Write out the opening lines of the data word for word, up to and including the line with "185, 189, 180]", and leave every picture and every later line out.

— Begin DATA EXCERPT —

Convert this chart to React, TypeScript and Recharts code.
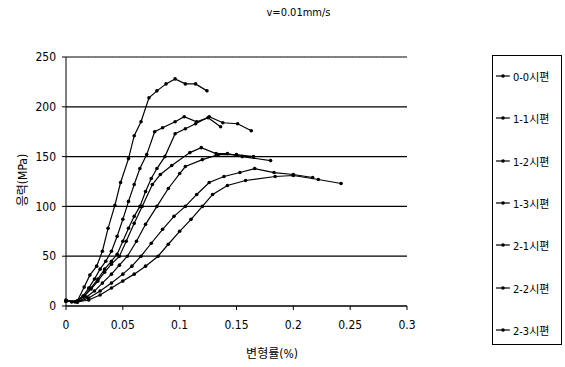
import { LineChart, Line, XAxis, YAxis, CartesianGrid, Legend, ReferenceLine } from 'recharts'

const seriesNames = ['0-0시편', '1-1시편', '1-2시편', '1-3시편', '2-1시편', '2-2시편', '2-3시편']
const xTicks = [0, 0.05, 0.1, 0.15, 0.2, 0.25, 0.3]
const xTickLabels = ['0', '0.05', '0.1', '0.15', '0.2', '0.25', '0.3']
const yTicks = [0, 50, 100, 150, 200, 250]

const strain00 = [0, 0.005, 0.01, 0.016, 0.021, 0.027, 0.032, 0.037, 0.043, 0.048, 0.055, 0.06, 0.066, 0.073, 0.08, 0.088, 0.096, 0.105, 0.114, 0.124]
const stress00 = [6, 4, 5, 19, 31, 40, 55, 78, 101, 124, 148, 171, 185, 209, 216, 223, 228, 223, 223, 216]

const strain11 = [0, 0.008, 0.015, 0.02, 0.025, 0.03, 0.035, 0.04, 0.045, 0.05, 0.055, 0.06, 0.065, 0.071, 0.078, 0.085, 0.096, 0.104, 0.115, 0.125, 0.136]
const stress11 = [5, 4, 10, 18, 27, 37, 45, 55, 70, 87, 105, 122, 138, 152, 175, 179, 185, 190, 185, 189, 180]

const strain12 = [0, 0.01, 0.016, 0.022, 0.028, 0.034, 0.04, 0.045, 0.05, 0.055, 0.06, 0.065, 0.07, 0.075, 0.08, 0.087, 0.096, 0.105, 0.114, 0.126, 0.138, 0.151, 0.163]
const stress12 = [5, 5, 10, 18, 27, 37, 45, 52, 65, 78, 90, 100, 115, 128, 138, 150, 173, 178, 183, 190, 184, 183, 176]

const strain13 = [0, 0.01, 0.016, 0.022, 0.028, 0.034, 0.04, 0.047, 0.053, 0.06, 0.067, 0.076, 0.083, 0.093, 0.109, 0.119, 0.132, 0.142, 0.155, 0.18]
const stress13 = [5, 5, 10, 17, 25, 34, 42, 50, 65, 83, 100, 122, 132, 141, 154, 159, 153, 153, 150, 146]

const strain21 = [0, 0.01, 0.018, 0.025, 0.032, 0.04, 0.047, 0.054, 0.062, 0.07, 0.08, 0.09, 0.1, 0.105, 0.12, 0.134, 0.15, 0.165]
const stress21 = [5, 4, 9, 15, 23, 32, 41, 50, 65, 82, 100, 118, 133, 140, 147, 152, 152, 150]

const strain22 = [0, 0.01, 0.02, 0.03, 0.04, 0.05, 0.058, 0.066, 0.075, 0.085, 0.095, 0.105, 0.115, 0.126, 0.139, 0.153, 0.166, 0.183, 0.2, 0.217]
const stress22 = [5, 4, 8, 15, 23, 32, 40, 50, 63, 77, 90, 100, 112, 124, 130, 134, 138, 134, 132, 129]

const strain23 = [0, 0.01, 0.02, 0.03, 0.04, 0.05, 0.06, 0.07, 0.081, 0.09, 0.1, 0.11, 0.12, 0.129, 0.142, 0.158, 0.184, 0.2, 0.222, 0.242]
const stress23 = [5, 4, 6, 11, 18, 25, 32, 40, 50, 62, 75, 87, 100, 112, 121, 126, 130, 131, 127, 123]

const strains = [strain00, strain11, strain12, strain13, strain21, strain22, strain23]
const stresses = [stress00, stress11, stress12, stress13, stress21, stress22, stress23]

const series = seriesNames.map((name, i) => ({
  name,
  data: strains[i].map((x, j) => ({ x, y: stresses[i][j] })),
}))

const font = '"DejaVu Sans", "Noto Sans CJK KR", sans-serif'
const narrow = { fontFamily: font, fontStretch: 'condensed' as const }

function LegendBox() {
  return (
    <div
      style={{
        width: 70,
        height: 290,
        border: '1px solid #000',
        ...narrow,
        fontSize: 11,
        color: '#000',
        boxSizing: 'border-box',
        position: 'relative',
      }}
    >
      {seriesNames.map((name, i) => (
        <div
          key={name}
          style={{ position: 'absolute', left: 2, top: 12 + i * 42.3, display: 'flex', alignItems: 'center', whiteSpace: 'nowrap' }}
        >
          <svg width={16} height={8}>
            <line x1={1} y1={4} x2={15} y2={4} stroke="#000" strokeWidth={1.2} />
            <circle cx={8} cy={4} r={1.8} fill="#000" />
          </svg>
          <span style={{ marginLeft: 2 }}>{name}</span>
        </div>
      ))}
    </div>
  )
}

export default function App() {
  return (
    <div style={{ position: 'absolute', left: 0, top: 0, width: 565, height: 367, background: '#fff', ...narrow }}>
      <div style={{ position: 'absolute', left: 0, width: 565, top: 6, textAlign: 'center', fontSize: 11, paddingLeft: 16 }}>
        v=0.01mm/s
      </div>
      <div style={{ position: 'absolute', left: 21, top: 180, transform: 'translate(-50%, -50%) rotate(-90deg)', fontSize: 12, whiteSpace: 'nowrap' }}>
        응력(MPa)
      </div>
      <div style={{ position: 'absolute', left: 272, top: 352, transform: 'translate(-50%, -50%)', fontSize: 12, whiteSpace: 'nowrap' }}>
        변형률(%)
      </div>
      <LineChart width={565} height={367} margin={{ top: 57, right: 88, bottom: 31, left: 26 }} style={narrow}>
        <CartesianGrid horizontal vertical={false} stroke="#000" strokeWidth={1.2} />
        <ReferenceLine y={250} stroke="#999" strokeDasharray="1 2" />
        <XAxis
          type="number"
          dataKey="x"
          domain={[0, 0.3]}
          ticks={xTicks}
          tickFormatter={(v) => xTickLabels[xTicks.indexOf(v)] ?? String(v)}
          stroke="#000"
          tickSize={4}
          tickMargin={10}
          height={30}
          tick={{ fill: '#000', fontSize: 12, style: narrow }}
          allowDuplicatedCategory={false}
        />
        <YAxis
          type="number"
          domain={[0, 250]}
          ticks={yTicks}
          stroke="#000"
          tickSize={4}
          tickMargin={6}
          width={40}
          tick={{ fill: '#000', fontSize: 12, style: narrow }}
        />
        <Legend
          layout="vertical"
          align="right"
          verticalAlign="top"
          wrapperStyle={{ left: 492, top: 55, width: 70 }}
          content={() => <LegendBox />}
        />
        {series.map((s) => (
          <Line
            key={s.name}
            data={s.data}
            dataKey="y"
            name={s.name}
            type="linear"
            stroke="#000"
            strokeWidth={1.2}
            dot={{ r: 1.8, fill: '#000', stroke: '#000', strokeWidth: 0 }}
            isAnimationActive={false}
          />
        ))}
      </LineChart>
    </div>
  )
}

— End DATA EXCERPT —

**COMPLETED TASK**
Convert this chart to React, TypeScript and Recharts code.
import { LineChart, Line, XAxis, YAxis, CartesianGrid, Legend, ReferenceLine } from 'recharts'

const seriesNames = ['0-0시편', '1-1시편', '1-2시편', '1-3시편', '2-1시편', '2-2시편', '2-3시편']
const xTicks = [0, 0.05, 0.1, 0.15, 0.2, 0.25, 0.3]
const xTickLabels = ['0', '0.05', '0.1', '0.15', '0.2', '0.25', '0.3']
const yTicks = [0, 50, 100, 150, 200, 250]

const strain00 = [0, 0.005, 0.01, 0.016, 0.021, 0.027, 0.032, 0.037, 0.043, 0.048, 0.055, 0.06, 0.066, 0.073, 0.08, 0.088, 0.096, 0.105, 0.114, 0.124]
const stress00 = [6, 4, 5, 19, 31, 40, 55, 78, 101, 124, 148, 171, 185, 209, 216, 223, 228, 223, 223, 216]

const strain11 = [0, 0.008, 0.015, 0.02, 0.025, 0.03, 0.035, 0.04, 0.045, 0.05, 0.055, 0.06, 0.065, 0.071, 0.078, 0.085, 0.096, 0.104, 0.115, 0.125, 0.136]
const stress11 = [5, 4, 10, 18, 27, 37, 45, 55, 70, 87, 105, 122, 138, 152, 175, 179, 185, 190, 185, 189, 180]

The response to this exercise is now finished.